Championship permutations: 28-30 Oct 2016

What’s possible

Here are the highest and lowest possible positions that each club can occupy after this weekend’s fixtures. I’ve drawn lines under the automatic promotion and play-off spots, mid-table and the last spot above the relegation zone on both “axes” for ease of reference.

These graphics are explained here, but in a nutshell I crunch through every possible combination of results to work out how far it’s mathematically possible for each club to rise and fall.


Just as for Scunthorpe in League 1 this weekend, usurping Newcastle at the top of the Championship is mathematically possible but incredibly unlikely thanks to their double digit goal difference advantage. If there’s any change in the top two it’s far more likely to involve Norwich barging their way into the picture.

The middle of the table remains very open, with Burton and Aston Villa among a clutch of teams who can either move to within a comforting distance of the play-off zone or be cast back down to the fringes of the relegation battle.

Rotherham are five points adrift and therefore cannot budge themselves from bottom spot with a win at Ipswich, but could have some very surprising company in the bottom three if Derby lose at home to Sheffield Wednesday and one of Blackburn or Wigan wins.

What’s likely

The above shows what’s mathematically possible but doesn’t make any allowances for what’s likely to happen, so I’m trialling a second graphic that uses my E Ratings prediction model (which I used to simulate the weekend’s games thousands of times) to assign some probabilities to all these potential changes.

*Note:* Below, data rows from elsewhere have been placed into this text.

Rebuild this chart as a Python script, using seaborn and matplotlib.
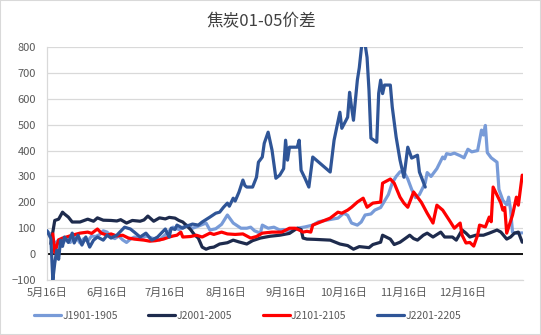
import matplotlib
matplotlib.use("Agg")
import matplotlib.pyplot as plt
from matplotlib.patches import Rectangle
import pandas as pd
import seaborn as sns

# Coke futures Jan-May calendar spread, four contract years.
# x values are days counted from 16 May, y values are spread in yuan/t.
start_date = "2020-05-16"
end_day = 245.4

series_names = ["J1901-1905", "J2001-2005", "J2101-2105", "J2201-2205"]
series_colors = ["#789BD8", "#1E2B4D", "#FF0000", "#2F5597"]

j1901_days = [0, 2, 4, 6, 8, 10, 12, 14, 16, 17, 19, 21, 23, 25, 27, 29, 31, 33, 35, 37,
              39, 41, 43, 45, 48, 51, 54, 58, 61, 65, 68, 72, 75, 78, 82, 84, 87, 90, 93,
              96, 100, 103, 105, 107, 110, 111, 114, 117, 120, 122, 125, 129, 133, 137,
              140, 144, 150, 153, 155, 157, 160, 162, 164, 167, 169, 172, 174, 176, 178,
              180, 182, 184, 186, 188, 190, 192, 195, 196, 198, 201, 203, 204, 205, 206,
              208, 210, 213, 215, 217, 219, 222, 224, 225, 226, 227, 229, 232, 233, 235,
              237, 238, 239, 240, 242, 245]
j1901_vals = [90, 75, 40, 55, 40, 60, 45, 65, 55, 43, 60, 50, 70, 68, 75, 90, 85, 66, 60, 70,
              55, 45, 58, 66, 60, 70, 62, 54, 75, 104, 95, 112, 100, 108, 120, 93, 98, 115, 151,
              120, 100, 100, 104, 90, 81, 112, 100, 104, 93, 95, 88, 100, 105, 112,
              125, 131, 139, 158, 150, 120, 112, 124, 151, 155, 170, 180, 205, 230, 275,
              300, 318, 318, 290, 250, 218, 230, 275, 315, 300, 330, 360, 375, 368, 388,
              385, 390, 380, 372, 405, 395, 400, 479, 460, 497, 392, 372, 355, 250, 208,
              190, 220, 170, 85, 80, 82]

j2001_days = [2, 4, 6, 8, 9, 11, 13, 17, 21, 24, 26, 29, 33, 36, 38, 41, 44, 48, 50, 52,
              55, 58, 61, 63, 66, 68, 70, 72, 74, 76, 78, 80, 82, 84, 86, 89, 93, 96, 99,
              103, 106, 110, 115, 120, 125, 129, 131, 132, 134, 138, 146, 151, 155, 158,
              161, 166, 168, 172, 173, 177, 179, 182, 185, 187, 189, 191, 194, 196, 199,
              203, 205, 209, 211, 214, 216, 218, 221, 225, 228, 232, 234, 237, 239, 241,
              243, 245]
j2001_vals = [40, 130, 135, 162, 155, 143, 124, 124, 135, 127, 140, 131, 130, 128, 133, 120,
              130, 127, 132, 147, 127, 140, 136, 142, 139, 130, 124, 110, 95, 75, 62, 27, 19,
              25, 27, 39, 44, 54, 47, 39, 52, 62, 69, 73, 80, 100, 95, 62, 58, 57, 54, 39,
              33, 19, 29, 25, 37, 46, 73, 58, 37, 46, 62, 73, 60, 54, 73, 81, 66, 85, 66,
              66, 54, 93, 81, 66, 73, 73, 81, 93, 85, 58, 66, 81, 85, 46]

j2101_days = [3, 4, 6, 8, 10, 13, 17, 21, 23, 26, 28, 31, 33, 36, 39, 42, 45, 50, 53, 56,
              60, 63, 65, 67, 69, 70, 74, 77, 80, 84, 86, 90, 93, 97, 101, 105, 108, 111,
              116, 121, 125, 128, 130, 132, 134, 136, 137, 141, 146, 150, 152, 155, 157,
              160, 163, 165, 168, 172, 173, 177, 179, 182, 184, 186, 189, 191, 193, 196,
              199, 201, 204, 208, 210, 213, 214, 216, 218, 220, 222, 223, 226, 228, 229,
              230, 234, 235, 236, 237, 240, 242, 243, 245]
j2101_vals = [78, 5, 55, 62, 66, 73, 81, 85, 80, 97, 81, 73, 78, 70, 73, 62, 58, 54, 50, 52,
              58, 66, 70, 73, 85, 66, 68, 73, 66, 81, 76, 85, 78, 76, 78, 62, 68, 81,
              85, 85, 100, 100, 93, 85, 88, 85, 112, 124, 139, 162, 158, 170, 181,
              201, 216, 181, 197, 201, 274, 290, 274, 220, 197, 181, 240, 220, 200, 158,
              120, 189, 170, 124, 100, 120, 73, 43, 45, 31, 73, 112, 105, 143, 125,
              259, 197, 170, 180, 81, 151, 220, 189, 305]

j2201_days = [0, 2, 3, 4, 5, 6, 7, 8, 9, 11, 13, 14, 16, 18, 20, 22, 24, 26, 29, 31, 33, 36,
              40, 43, 45, 48, 51, 54, 57, 61, 62, 63, 64, 66, 67, 70, 72, 75, 78, 80, 84,
              87, 89, 91, 93, 94, 96, 97, 99, 101, 102, 103, 106, 108, 109, 111, 112, 114,
              116, 118, 120, 122, 123, 124, 125, 129, 130, 131, 133, 135, 137, 146, 148,
              151, 152, 155, 156, 157, 158, 160, 161, 163, 165, 166, 167, 170, 171, 172,
              173, 174, 177, 178, 180, 182, 184, 186, 188, 191, 192, 195]
j2201_vals = [90, 60, -100, -35, 15, -20, 54, 30, 66, 45, 81, 43, 73, 35, 66, 27, 54, 66, 54,
              73, 62, 73, 104, 97, 85, 66, 81, 54, 66, 97, 80, 66, 100, 95, 112, 100, 108,
              116, 112, 124, 143, 158, 162, 181, 197, 185, 216, 205, 240, 286, 265, 259,
              259, 297, 355, 375, 428, 471, 402, 293, 305, 330, 440, 363, 413, 413, 440,
              324, 293, 259, 375, 317, 440, 548, 486, 529, 625, 568, 517, 672, 720, 860,
              760, 633, 448, 432, 621, 672, 620, 653, 653, 568, 452, 363, 297, 413, 371,
              382, 317, 259]

x_tick_days = [0, 31, 61, 92, 123, 153, 184, 214]
x_tick_labels = ["5月16日", "6月16日", "7月16日", "8月16日", "9月16日", "10月16日",
                 "11月16日", "12月16日"]
y_ticks = list(range(-100, 801, 100))
title = "焦炭01-05价差"

base = pd.Timestamp(start_date)
frames = []
for name, days, vals in zip(series_names,
                            [j1901_days, j2001_days, j2101_days, j2201_days],
                            [j1901_vals, j2001_vals, j2101_vals, j2201_vals]):
    frames.append(pd.DataFrame({
        "date": base + pd.to_timedelta(days, unit="D"),
        "spread": vals,
        "contract": name,
    }))
df = pd.concat(frames, ignore_index=True)

sns.set_theme(style="white")
plt.rcParams["font.family"] = ["Noto Sans CJK SC", "DejaVu Sans"]

W, H = 541, 335
fig = plt.figure(figsize=(W / 100, H / 100), dpi=100)
ax = fig.add_axes([47 / W, 1 - 280 / H, (523 - 47) / W, (280 - 47) / H])

grid_color = "#D9D9D9"
text_color = "#595959"

sns.lineplot(data=df, x="date", y="spread", hue="contract", hue_order=series_names,
             palette=dict(zip(series_names, series_colors)), estimator=None,
             sort=False, linewidth=2.3, ax=ax, legend=False, zorder=3)

ax.set_ylim(-100, 800)
ax.set_yticks(y_ticks)
ax.set_xlim(base, base + pd.Timedelta(days=end_day))
ax.set_xticks([base + pd.Timedelta(days=d) for d in x_tick_days])
ax.set_xticklabels(x_tick_labels)
ax.set_xlabel("")
ax.set_ylabel("")

ax.yaxis.grid(True, color=grid_color, linewidth=0.9)
ax.set_axisbelow(True)
ax.axhline(0, color="black", linewidth=1.3, zorder=2)

for side in ["top", "right"]:
    ax.spines[side].set_visible(False)
for side in ["left", "bottom"]:
    ax.spines[side].set_color(grid_color)
    ax.spines[side].set_linewidth(0.9)

ax.tick_params(axis="both", length=0, labelsize=8, labelcolor=text_color)
ax.tick_params(axis="y", pad=8)
ax.tick_params(axis="x", pad=6)

fig.text(261 / W, 1 - 22 / H, title, ha="center", va="center", fontsize=12,
         color="#404040")

handles = [plt.Line2D([], [], color=c, linewidth=2.3) for c in series_colors]
fig.legend(handles, series_names, loc="center left",
           bbox_to_anchor=(34 / W, 1 - 316 / H), ncol=4, frameon=False,
           fontsize=7.5, handlelength=2.6, handletextpad=0.1, columnspacing=2.95,
           borderpad=0, borderaxespad=0, labelcolor=text_color)

fig.patches.append(Rectangle((0, 0), 1, 1, transform=fig.transFigure, fill=False,
                             edgecolor=grid_color, linewidth=1.5))

fig.savefig("out.png", dpi=100)
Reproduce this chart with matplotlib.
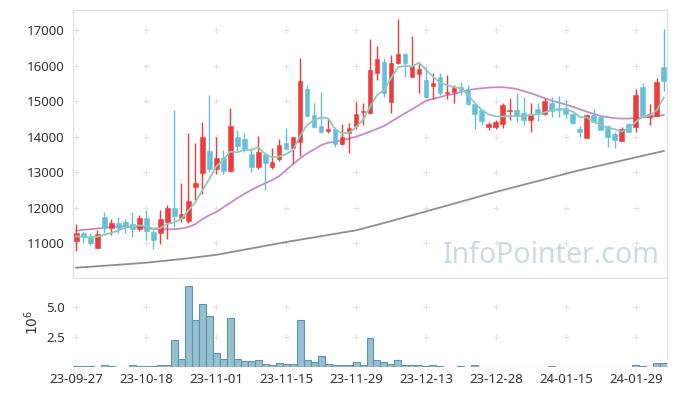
import matplotlib
matplotlib.use("Agg")
import matplotlib.pyplot as plt
import numpy as np

plt.rcParams['font.family'] = ['Noto Sans', 'DejaVu Sans']

tick_labels = ['23-09-27', '23-10-18', '23-11-01', '23-11-15', '23-11-29',
               '23-12-13', '23-12-28', '24-01-15', '24-01-29']

opens = [11079, 11287, 11174, 10882, 11736, 11427, 11568, 11604, 11540, 11407,
         11708, 11315, 11303, 11613, 11989, 11708, 11632, 12596, 12973, 13599,
         13102, 13394, 13046, 13993, 13936, 13515, 13141, 13515, 13158, 13374,
         13816, 13675, 13861, 15341, 14611, 14302, 14170, 14217, 13788, 14097,
         14302, 14687, 14659, 15799, 16109, 14968, 16064, 16325, 15687, 15763,
         15594, 15434, 15687, 15221, 15249, 15389, 15333, 14920, 14751, 14282,
         14282, 14350, 14723, 14751, 14659, 14470, 14771, 14647, 14956, 14816,
         14799, 14630, 14217, 13956, 14611, 14563, 14302, 14077, 13889, 14358,
         14265, 15389, 14563, 14583, 15968]
highs = [11540, 11332, 11303, 11379, 11885, 11680, 11736, 11680, 11885, 11792,
         11933, 11379, 11933, 12073, 14751, 12692, 14097, 13816, 14423, 15173,
         13984, 13627, 14799, 14189, 14097, 13627, 14021, 13540, 13675, 13928,
         14237, 13993, 16221, 15454, 14956, 15257, 14518, 14282, 14350, 14378,
         14968, 14956, 16738, 16550, 16200, 16297, 17300, 16340, 16831, 16109,
         15951, 15799, 15799, 15726, 15454, 15547, 15454, 14930, 14760, 14423,
         14470, 14956, 15097, 15221, 15125, 14940, 14940, 15080, 15108, 15145,
         15032, 14640, 14302, 14630, 14771, 14611, 14310, 14142, 14265, 14378,
         15333, 15502, 14920, 15642, 17019]
lows = [10789, 11006, 10958, 10882, 11287, 11230, 11287, 11303, 11174, 11351,
        11098, 10837, 10978, 11135, 11455, 11596, 11568, 12222, 12383, 13018,
        12961, 12961, 13001, 13608, 13580, 13001, 13085, 12503, 13085, 13327,
        13647, 13225, 13467, 14560, 14260, 14097, 14097, 13720, 13768, 13551,
        14209, 14330, 14640, 15594, 15108, 14659, 16040, 15687, 15670, 15238,
        15080, 15052, 15173, 15060, 14940, 15173, 14892, 14209, 14330, 14189,
        14209, 14237, 14470, 14406, 14330, 14142, 14451, 14611, 14563, 14563,
        14535, 14350, 13984, 13950, 14423, 14189, 13703, 13692, 13880, 14142,
        14142, 14583, 14330, 14575, 15294]
closes = [11287, 11174, 11022, 11267, 11427, 11568, 11427, 11492, 11399, 11708,
          11360, 11098, 11680, 11989, 11781, 11829, 12186, 12708, 13993, 13102,
          13403, 13046, 14302, 13748, 13627, 13158, 13580, 13270, 13290, 13768,
          13664, 13993, 15566, 14583, 14282, 14142, 14209, 13788, 13993, 14254,
          14639, 14732, 15875, 16184, 15221, 16080, 16325, 16080, 15988, 15895,
          15125, 15518, 15221, 15266, 15389, 15313, 14912, 14639, 14442, 14358,
          14414, 14892, 14751, 14591, 14470, 14639, 14639, 15004, 14723, 14751,
          14630, 14378, 14125, 14611, 14423, 14189, 14001, 13908, 14217, 14142,
          15173, 14583, 14639, 15538, 15575]
volumes_m = [0.06, 0.06, 0.05, 0.02, 0.14, 0.06, 0.01, 0.01, 0.14, 0.06,
             0.06, 0.06, 0.19, 0.14, 2.22, 0.69, 6.72, 3.89, 5.22, 4.22,
             1.14, 0.69, 4.11, 0.69, 0.47, 0.47, 0.56, 0.22, 0.14, 0.31,
             0.22, 0.22, 3.94, 0.56, 0.44, 0.94, 0.22, 0.14, 0.19, 0.19,
             0.39, 0.14, 2.44, 0.61, 0.39, 0.28, 0.56, 0.19, 0.19, 0.19,
             0.11, 0.19, 0.11, 0.03, 0.03, 0.11, 0.03, 0.19, 0.03, 0.03,
             0.01, 0.04, 0.04, 0.03, 0.03, 0.03, 0.03, 0.03, 0.08, 0.03,
             0.03, 0.03, 0.03, 0.03, 0.01, 0.03, 0.03, 0.03, 0.03, 0.01,
             0.19, 0.11, 0.04, 0.36, 0.36]
ma5 = [11200, 11190, 11180, 11190, 11240, 11300, 11360, 11440, 11470, 11510,
       11480, 11420, 11430, 11550, 11590, 11690, 11920, 12150, 12480, 12800,
       13160, 13340, 13580, 13560, 13630, 13630, 13700, 13520, 13420, 13440,
       13510, 13630, 14020, 14330, 14470, 14540, 14520, 14210, 14100, 14110,
       14270, 14470, 14840, 15170, 15310, 15640, 15950, 15990, 15970, 16080,
       15880, 15690, 15520, 15450, 15390, 15360, 15170, 14940, 14750, 14620,
       14570, 14570, 14580, 14580, 14590, 14610, 14630, 14680, 14750, 14770,
       14770, 14700, 14550, 14540, 14420, 14330, 14250, 14210, 14140, 14240,
       14420, 14580, 14590, 14750, 15100]
ma20 = [11360, 11380, 11400, 11420, 11440, 11460, 11480, 11480, 11470, 11450,
        11430, 11410, 11400, 11400, 11400, 11420, 11460, 11540, 11680, 11790,
        11880, 12010, 12140, 12270, 12390, 12500, 12600, 12690, 12780, 12890,
        13060, 13230, 13390, 13530, 13640, 13760, 13830, 13860, 13900, 13950,
        14000, 14070, 14140, 14220, 14300, 14420, 14540, 14660, 14770, 14890,
        15010, 15060, 15110, 15170, 15200, 15260, 15310, 15340, 15360, 15380,
        15390, 15390, 15370, 15340, 15280, 15220, 15150, 15080, 15010, 14960,
        14900, 14840, 14770, 14700, 14640, 14580, 14550, 14520, 14510, 14510,
        14520, 14540, 14560, 14580, 14610]
ma_long = [10320, 10333, 10346, 10360, 10374, 10388, 10402, 10416, 10430, 10445,
           10460, 10480, 10500, 10520, 10540, 10562, 10584, 10608, 10632, 10656,
           10680, 10716, 10752, 10788, 10824, 10860, 10896, 10932, 10968, 11004,
           11040, 11073, 11106, 11139, 11172, 11205, 11238, 11271, 11304, 11337,
           11370, 11420, 11472, 11524, 11577, 11630, 11684, 11738, 11792, 11846,
           11900, 11955, 12010, 12065, 12120, 12175, 12230, 12285, 12340, 12395,
           12450, 12500, 12551, 12602, 12653, 12704, 12755, 12806, 12857, 12908,
           12959, 13010, 13060, 13105, 13150, 13195, 13240, 13285, 13330, 13375,
           13420, 13465, 13510, 13555, 13600]

UP = '#ee3b3b'
DOWN = '#66bfd8'
TXT = '#333333'
GRIDC = '#e3e3e3'

fig = plt.figure(figsize=(6.77, 3.96), dpi=100)
L = 73 / 677
W = (667 - 73) / 677
ax = fig.add_axes([L, (396 - 278) / 396, W, (278 - 10) / 396])
axv = fig.add_axes([L, (396 - 367) / 396, W, (367 - 278) / 396], sharex=ax)

n = len(closes)
x = np.arange(n)
o = np.array(opens); c = np.array(closes); h = np.array(highs); l = np.array(lows)
up = c >= o
cols = np.where(up, UP, DOWN)

xt = np.arange(0, n, 10)[:len(tick_labels)]

# grid crosses
yt = [11000, 12000, 13000, 14000, 15000, 16000, 17000]
gx, gy = np.meshgrid(xt, yt)
ax.scatter(gx.ravel(), gy.ravel(), marker='+', s=14, color=GRIDC, linewidths=0.8, zorder=0)

ax.vlines(x, l, h, colors=cols, linewidth=1.0, zorder=3)
body_b = np.minimum(o, c)
body_h = np.maximum(np.abs(c - o), 12)
ax.bar(x, body_h, bottom=body_b, width=0.7, color=cols, edgecolor=cols, linewidth=0.4, zorder=4)

ax.plot(x, ma_long, color='#8f8f8f', linewidth=1.3, zorder=2)
ax.plot(x, ma20, color='#c98ac8', linewidth=1.3, zorder=2)
ax.plot(x, ma5, color='#8ccabe', linewidth=1.3, zorder=5)

ax.text(0.988, 0.03, 'InfoPointer.com', transform=ax.transAxes, ha='right', va='bottom',
        fontsize=20.5, color='#c9dbe6', zorder=1)

ax.set_xlim(-0.45, n - 1 + 0.45)
ax.set_ylim(10030, 17560)
ax.set_yticks(yt)
ax.set_yticklabels([str(v) for v in yt])
ax.tick_params(axis='y', length=0, pad=6, labelsize=9.5, labelcolor=TXT)
ax.tick_params(axis='x', length=0, labelbottom=False)
for s in ['top', 'right', 'left', 'bottom']:
    ax.spines[s].set_color('#e2e2e2')
    ax.spines[s].set_linewidth(1.0)

# volume
vyt = [2.5, 5.0]
vgx, vgy = np.meshgrid(xt, vyt)
axv.scatter(vgx.ravel(), vgy.ravel(), marker='+', s=14, color=GRIDC, linewidths=0.8, zorder=0)
axv.bar(x, volumes_m, width=1.0, color='#96bfcf', edgecolor='#5d97ae', linewidth=0.8, zorder=2)
axv.set_ylim(0, 7.42)
axv.set_yticks(vyt)
axv.set_yticklabels(['2.5', '5.0'])
axv.set_ylabel(r'$10^6$', fontsize=10, color=TXT, labelpad=3)
axv.tick_params(axis='y', length=0, pad=6, labelsize=9.5, labelcolor=TXT)
axv.set_xticks(xt)
axv.set_xticklabels(tick_labels)
axv.tick_params(axis='x', length=0, pad=4, labelsize=9.5, labelcolor=TXT)
for s in ['left', 'bottom']:
    axv.spines[s].set_visible(False)
for s in ['top', 'right']:
    axv.spines[s].set_color('#e2e2e2')

fig.savefig('out.png', dpi=100, facecolor='white')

It’s structured very similarly to the one above: the clubs are still listed in the same order as the current league table down the side and the dividing lines are all in the same place, but now across each row is the percentage chance of them moving to other positions in the table. As above, green indicates a rise, red a drop and grey staying put. The darker the red or green, the higher the probability. If there’s no number in a square, it means that the club didn’t fill that position in any of the thousands of simulations I ran and is therefore very unlikely.


There wasn’t a single simulation in which Newcastle‘s huge goal difference cushion was overcome, but between them Huddersfield and Norwich have just under a one in three chance of replacing Brighton in the top two. Both are on the road this weekend, with the Canaries coincidentally visiting the Amex.

The top four feels like a closed shop however, with Norwich’s own goal difference far healthier than Sheffield Wednesday‘s, giving the Owls more to worry about from the clubs breathing down their neck.

As for the other two EFL divisions, it’s still so close in mid-table that clubs are more likely to rise several places than just one or two. The simulations in which they claim three points propel them significantly upwards, while those in which they draw tend to see them lose ground to the teams around them who register wins.

The probability of a change in the make-up of the bottom three this weekend is relatively small. If you add up all the individual green (or red) numbers corresponding to someone escaping (or being sucked in) you end up with 22%, so not much more than a one in five chance.